9. Practical Action Plan You Can Apply Now
- Decide hardware capability: does your device support X25519 ECDH or only signatures? (If you told me the device model I could map exact API calls.)
- Implement Option B (sign+HKDF) unless device supports X25519; it’s broadly compatible and secure. Use Ed25519 if available.
- Choose HKDF-SHA256 and AES-256-GCM. Create canonical event_id format (UTF-8 bytes, stable).
- Implement derive_cek(device, event_id) per pseudocode and add metadata versioning.
- Use KEK wrapping for convenience (AES-GCM wrap CEK)—but treat KEK as rotatable. Implement a wrap_kek_id field and support keeping multiple wrapped CEKs temporarily.
- Test: create 3 events, leak KEK, rotate KEK, ensure CEKs derived from device still decrypt content.
- Document rotation procedures and emergency procedures for lost/compromised hardware (revoke, re-encrypt, notify users).
- Optional: implement multi-wrap during rotation and garbage-collect old wrapped CEKs after TTL.

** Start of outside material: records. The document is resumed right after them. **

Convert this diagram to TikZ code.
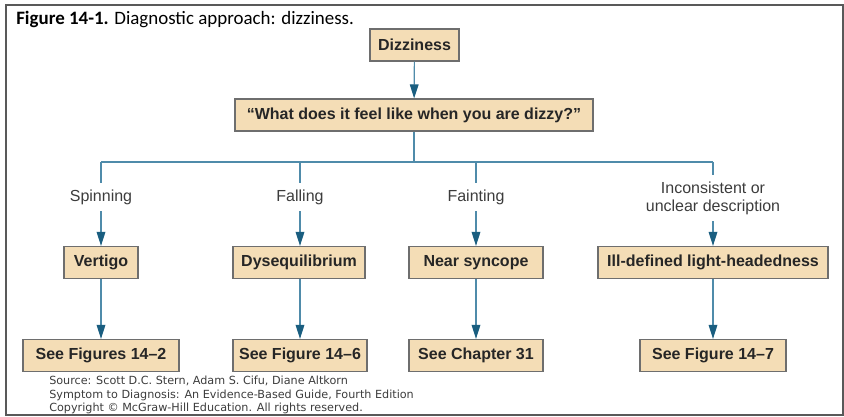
\documentclass[tikz,border=0pt]{standalone}
\usepackage{fontspec}
\setmainfont{Liberation Sans}
\newfontfamily\captionfont{Carlito}
\newfontfamily\sourcefont{DejaVu Sans}
\usetikzlibrary{arrows.meta}

\definecolor{boxfill}{HTML}{F4DDB6}
\definecolor{boxline}{HTML}{6E6E6E}
\definecolor{wire}{HTML}{4F8BAA}
\definecolor{tip}{HTML}{1A5E80}
\definecolor{ink}{HTML}{262626}

\begin{document}
\begin{tikzpicture}[x=0.75pt, y=-0.75pt,
    every path/.style={-{Triangle[width=6.5pt, length=10.5pt, color=tip]}},
    box/.style={draw=boxline, fill=boxfill, line width=0.9pt, text=ink, font=\bfseries\fontsize{12}{14}\selectfont, minimum height=24pt, inner xsep=3pt},
    answer/.style={text=ink!90, font=\fontsize{12}{13.5}\selectfont, align=center, inner sep=5pt},
    wire/.style={draw=wire, line width=0.9pt}]
    \useasboundingbox (0, 0) rectangle (844, 417);
    \draw [-{}, draw=black!65, line width=0.9pt] (6, 5) rectangle (843, 415);

    \node (caption) [anchor=base west, inner sep=0pt, at={(16, 25)}, font=\captionfont\fontsize{14.2}{16}\selectfont] {\textbf{Figure 14-1.} Diagnostic approach: dizziness.};

    \node (dizziness) [box, minimum width=66.75pt, at={(414.5, 45)}] {Dizziness};
    \node (question) [box, minimum width=268.5pt, at={(414, 115)}] {“What does it feel like when you are dizzy?”};

    \node (spinning) [answer, at={(101, 197)}] {Spinning};
    \node (falling) [answer, at={(300, 197)}] {Falling};
    \node (fainting) [answer, at={(476, 197)}] {Fainting};
    \node (unclear) [answer, at={(713, 198)}] {Inconsistent or\\unclear description};

    \node (vertigo) [box, minimum width=55.5pt, at={(101, 262.5)}] {Vertigo};
    \node (dysequilibrium) [box, minimum width=99pt, at={(299, 262.5)}] {Dysequilibrium};
    \node (near-syncope) [box, minimum width=100.5pt, at={(476, 262.5)}] {Near syncope};
    \node (ill-defined) [box, minimum width=172.5pt, at={(713, 262.5)}] {Ill-defined light-headedness};

    \node (see-14-2) [box, minimum width=117pt, at={(101, 355.5)}] {See Figures 14–2};
    \node (see-14-6) [box, minimum width=100.5pt, at={(300, 355.5)}] {See Figure 14–6};
    \node (see-ch-31) [box, minimum width=100.5pt, at={(476, 355.5)}] {See Chapter 31};
    \node (see-14-7) [box, minimum width=109.5pt, at={(713, 355.5)}] {See Figure 14–7};

    \coordinate (hub) at (414, 162);
    \coordinate (hub-spinning) at (101, 162);
    \coordinate (hub-falling) at (300, 162);
    \coordinate (hub-fainting) at (476, 162);
    \coordinate (hub-unclear) at (713, 162);

    \draw [wire] (dizziness) -- (question);
    \draw [wire, -{}] (question) -- (hub);
    \draw [wire, -{}] (hub-spinning) -- (hub-unclear);
    \draw [wire, -{}] (hub-spinning) -- (spinning);
    \draw [wire, -{}] (hub-falling) -- (falling);
    \draw [wire, -{}] (hub-fainting) -- (fainting);
    \draw [wire, -{}] (hub-unclear) -- (unclear);

    \draw [wire] (spinning) -- (vertigo);
    \draw [wire] (falling) -- (dysequilibrium.north -| falling);
    \draw [wire] (fainting) -- (near-syncope);
    \draw [wire] (unclear) -- (ill-defined);

    \draw [wire] (vertigo) -- (see-14-2);
    \draw [wire] (dysequilibrium.south -| see-14-6) -- (see-14-6);
    \draw [wire] (near-syncope) -- (see-ch-31);
    \draw [wire] (ill-defined) -- (see-14-7);

    \node (source) [anchor=north west, inner sep=0pt, align=left, text=ink!90, at={(49, 376)}, font=\sourcefont\fontsize{8.4}{10.1}\selectfont] {Source: Scott D.C. Stern, Adam S. Cifu, Diane Altkorn\\Symptom to Diagnosis: An Evidence-Based Guide, Fourth Edition\\Copyright © McGraw-Hill Education. All rights reserved.};
\end{tikzpicture}
\end{document}
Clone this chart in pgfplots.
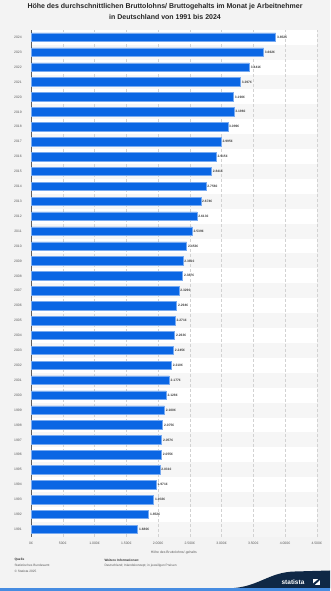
\documentclass[border=0pt]{standalone}
\usepackage{pgfplots}
\pgfplotsset{compat=1.18}
\usepackage{pgfplotstable}
\usepackage{fontspec}
\setmainfont{Liberation Sans}
\definecolor{bg}{RGB}{243,243,243}
\definecolor{stripe}{RGB}{246,246,246}
\definecolor{barblue}{RGB}{10,102,228}
\definecolor{baredge}{RGB}{120,170,240}
\definecolor{navy}{RGB}{15,40,70}
\definecolor{lineblue}{RGB}{70,140,225}
\definecolor{txt}{RGB}{90,90,90}
\pgfplotstableread{
year value
2024 3852
2023 3662
2022 3441
2021 3297
2020 3190
2019 3196
2018 3099
2017 2995
2016 2915
2015 2841
2014 2756
2013 2674
2012 2613
2011 2539
2010 2453
2009 2391
2008 2387
2007 2329
2006 2294
2005 2271
2004 2263
2003 2245
2002 2210
2001 2177
2000 2128
1999 2100
1998 2075
1997 2057
1996 2055
1995 2031
1994 1971
1993 1933
1992 1852
1991 1680
}\datatable
\begin{document}
\begin{tikzpicture}
\fill[bg] (0,0) rectangle (330pt,591pt);
% plot area background with alternating row stripes
\fill[white] (31pt,54.2pt) rectangle (316.7pt,561.2pt);
\foreach \i in {0,2,...,32} {
  \pgfmathsetmacro{\ya}{54.2+\i*14.91176}
  \pgfmathsetmacro{\yb}{54.2+(\i+1)*14.91176}
  \fill[stripe] (31pt,\ya pt) rectangle (316.7pt,\yb pt);
}
% title
\node[font=\fontsize{7}{8}\selectfont\bfseries, text=black!85] at (165pt,584.3pt) {Höhe des durchschnittlichen Bruttolohns/ Bruttogehalts im Monat je Arbeitnehmer};
\node[font=\fontsize{7}{8}\selectfont\bfseries, text=black!85] at (165pt,573.7pt) {in Deutschland von 1991 bis 2024};
\begin{axis}[
  at={(31pt,54.2pt)}, anchor=south west,
  scale only axis, width=285.7pt, height=507pt,
  xmin=0, xmax=4500, ymin=1990.5, ymax=2024.5,
  xbar, bar width=0.57,
  xtick={0,500,...,4500},
  xticklabels={0€,500€,1.000€,1.500€,2.000€,2.500€,3.000€,3.500€,4.000€,4.500€},
  ytick={1991,...,2024},
  yticklabel={\pgfmathprintnumber[fixed,precision=0,1000 sep={},assume math mode=true]{\tick}},
  major tick length=0pt,
  xmajorgrids,
  grid style={densely dashed, gray!35, line width=0.3pt},
  axis x line*=bottom,
  axis y line*=left,
  x axis line style={draw=none},
  y axis line style={draw=gray!75!black, line width=0.8pt},
  tick label style={font=\fontsize{3.4}{4}\selectfont, text=txt},
  xticklabel style={anchor=center, yshift=-6.7pt},
  yticklabel style={anchor=center, xshift=-13pt},
  xlabel={Höhe des Bruttolohns/-gehalts},
  xlabel style={at={(axis description cs:0.5,0)}, anchor=center, yshift=-15.9pt, font=\fontsize{3.4}{4}\selectfont, text=txt},
  point meta=x,
  nodes near coords={\pgfmathprintnumber[fixed,precision=0,1000 sep={.},assume math mode=true]{\pgfplotspointmeta}€},
  every node near coord/.append style={font=\fontsize{3.3}{4}\selectfont\bfseries, text=black!75, anchor=west, inner sep=1.2pt},
]
\addplot[fill=barblue, draw=baredge, line width=0.5pt] table[x=value,y=year]{\datatable};
\end{axis}
% source block
\node[anchor=west, font=\fontsize{3.2}{4}\selectfont\bfseries, text=black!80] at (11pt,31pt) {Quelle};
\node[anchor=west, font=\fontsize{3.2}{4}\selectfont, text=txt] at (11pt,25.3pt) {Statistisches Bundesamt};
\node[anchor=west, font=\fontsize{3.2}{4}\selectfont, text=txt] at (11pt,19.3pt) {© Statista 2025};
\node[anchor=west, font=\fontsize{3.2}{4}\selectfont\bfseries, text=black!80] at (101pt,31pt) {Weitere Informationen:};
\node[anchor=west, font=\fontsize{3.2}{4}\selectfont, text=txt] at (101pt,25.3pt) {Deutschland; Inlandskonzept; in jeweiligen Preisen};
% bottom band and logo
\fill[navy] (228pt,2.7pt) .. controls (258pt,3pt) and (268pt,19pt) .. (295pt,19.5pt) -- (330pt,20.5pt) -- (330pt,2.7pt) -- cycle;
\fill[lineblue] (0,0) rectangle (330pt,2.7pt);
\node[text=white, font=\fontsize{6.5}{7}\selectfont\bfseries] at (293pt,9pt) {statista};
\fill[white] (313pt,6pt) rectangle (320pt,12pt);
\fill[navy] (313pt,7.5pt) -- (318.5pt,12pt) -- (320pt,12pt) -- (320pt,11pt) -- (314.5pt,6pt) -- (313pt,6pt) -- cycle;
\end{tikzpicture}
\end{document}
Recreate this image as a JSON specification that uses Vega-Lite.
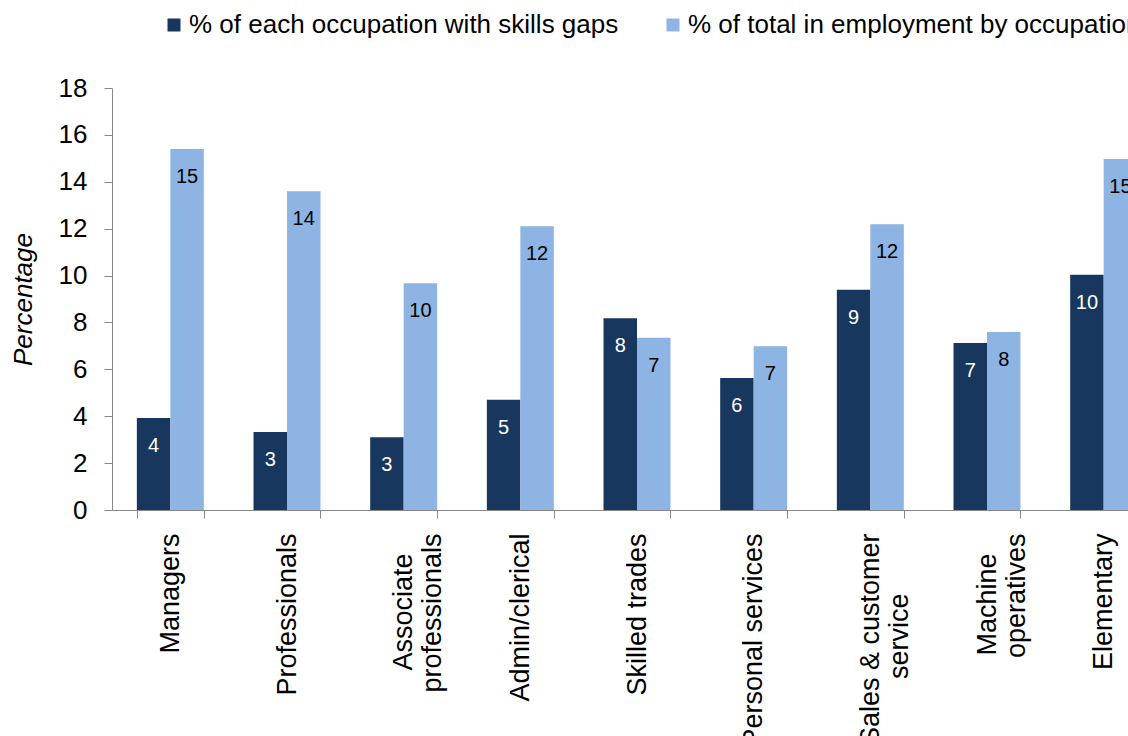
{
  "$schema": "https://vega.github.io/schema/vega-lite/v6.json",
  "width": 1016,
  "height": 422,
  "autosize": {"type": "none"},
  "padding": {"left": 112, "top": 88, "right": 0, "bottom": 226},
  "background": "white",
  "config": {
    "view": {"stroke": null},
    "font": "Liberation Sans"
  },
  "data": {
    "values": [
      {"occupation": "Managers", "series": "% of each occupation with skills gaps", "value": 3.92},
      {"occupation": "Managers", "series": "% of total in employment by occupation", "value": 15.4},
      {"occupation": "Professionals", "series": "% of each occupation with skills gaps", "value": 3.33},
      {"occupation": "Professionals", "series": "% of total in employment by occupation", "value": 13.6},
      {"occupation": "Associate|professionals", "series": "% of each occupation with skills gaps", "value": 3.1},
      {"occupation": "Associate|professionals", "series": "% of total in employment by occupation", "value": 9.67},
      {"occupation": "Admin/clerical", "series": "% of each occupation with skills gaps", "value": 4.7},
      {"occupation": "Admin/clerical", "series": "% of total in employment by occupation", "value": 12.1},
      {"occupation": "Skilled trades", "series": "% of each occupation with skills gaps", "value": 8.18},
      {"occupation": "Skilled trades", "series": "% of total in employment by occupation", "value": 7.35},
      {"occupation": "Personal services", "series": "% of each occupation with skills gaps", "value": 5.63},
      {"occupation": "Personal services", "series": "% of total in employment by occupation", "value": 6.98},
      {"occupation": "Sales & customer|service", "series": "% of each occupation with skills gaps", "value": 9.39},
      {"occupation": "Sales & customer|service", "series": "% of total in employment by occupation", "value": 12.19},
      {"occupation": "Machine|operatives", "series": "% of each occupation with skills gaps", "value": 7.12},
      {"occupation": "Machine|operatives", "series": "% of total in employment by occupation", "value": 7.59},
      {"occupation": "Elementary", "series": "% of each occupation with skills gaps", "value": 10.03},
      {"occupation": "Elementary", "series": "% of total in employment by occupation", "value": 14.97}
    ]
  },
  "encoding": {
    "x": {
      "field": "occupation",
      "type": "nominal",
      "sort": null,
      "scale": {"range": [0, 1050], "paddingInner": 0.426, "paddingOuter": 0.213},
      "axis": {
        "title": null,
        "labelExpr": "datum.label == 'Associate|professionals' ? ['Associate\u2800', 'professionals'] : datum.label == 'Sales & customer|service' ? ['Sales & customer', 'service\u2800\u2800\u2800'] : datum.label == 'Machine|operatives' ? ['Machine\u2800', 'operatives'] : datum.label",
        "labelAngle": -90,
        "labelAlign": "right",
        "labelBaseline": "middle",
        "labelFontSize": 27,
        "labelLineHeight": 29,
        "labelColor": "black",
        "labelPadding": 15,
        "labelLimit": 400,
        "tickBand": "extent",
        "tickSize": 8,
        "tickColor": "#888888",
        "domainColor": "#888888"
      }
    },
    "xOffset": {
      "field": "series",
      "type": "nominal",
      "sort": ["% of each occupation with skills gaps", "% of total in employment by occupation"]
    },
    "y": {
      "field": "value",
      "type": "quantitative",
      "scale": {"domain": [0, 18]},
      "axis": {
        "title": "Percentage",
        "titleFontStyle": "italic",
        "titleFontWeight": "normal",
        "titleFontSize": 26,
        "titleColor": "black",
        "titlePadding": 22,
        "values": [0, 2, 4, 6, 8, 10, 12, 14, 16, 18],
        "grid": false,
        "labelFontSize": 26,
        "labelColor": "black",
        "labelPadding": 17,
        "tickSize": 8,
        "tickColor": "#888888",
        "domainColor": "#888888"
      }
    }
  },
  "layer": [
    {
      "mark": {"type": "bar"},
      "encoding": {
        "color": {
          "field": "series",
          "type": "nominal",
          "scale": {
            "domain": ["% of each occupation with skills gaps", "% of total in employment by occupation"],
            "range": ["#17375E", "#8DB4E2"]
          },
          "legend": {
            "title": null,
            "orient": "none",
            "direction": "horizontal",
            "legendX": 49,
            "legendY": -76,
            "symbolType": "square",
            "symbolSize": 169,
            "symbolStrokeWidth": 0,
            "labelFontSize": 26,
            "labelColor": "black",
            "labelLimit": 600,
            "labelOffset": 2,
            "columnPadding": 41
          }
        }
      }
    },
    {
      "mark": {"type": "text", "baseline": "middle", "dy": 28, "fontSize": 20},
      "encoding": {
        "text": {"field": "value", "type": "quantitative", "format": ".0f"},
        "color": {
          "condition": {"test": "datum.series === '% of each occupation with skills gaps'", "value": "white"},
          "value": "black"
        }
      }
    }
  ]
}
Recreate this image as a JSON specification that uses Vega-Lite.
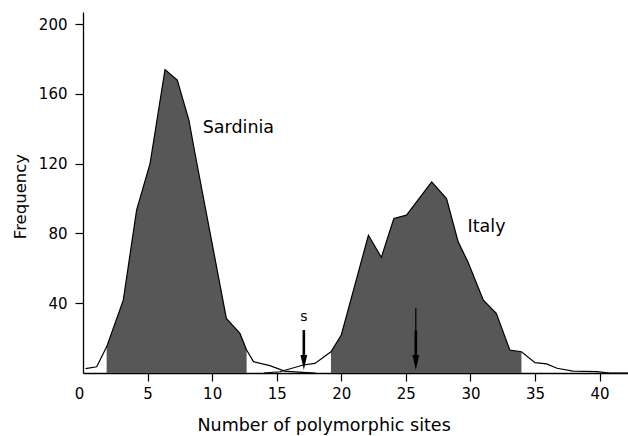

10. Final Notes (Practical Reminders)
- If your priority is ability to rotate a single user-facing secret without re-encrypting all content, use the hardware device as the stable root-of-trust and derive CEKs from it. The “master hash” should be a wrapper/authorization token, not the ultimate CEK source.
- Always include version and derivation_method in metadata—this makes future algorithm changes safe.
- Use authenticated encryption everywhere (AES-GCM or better) and HKDF with a salt for domain separation.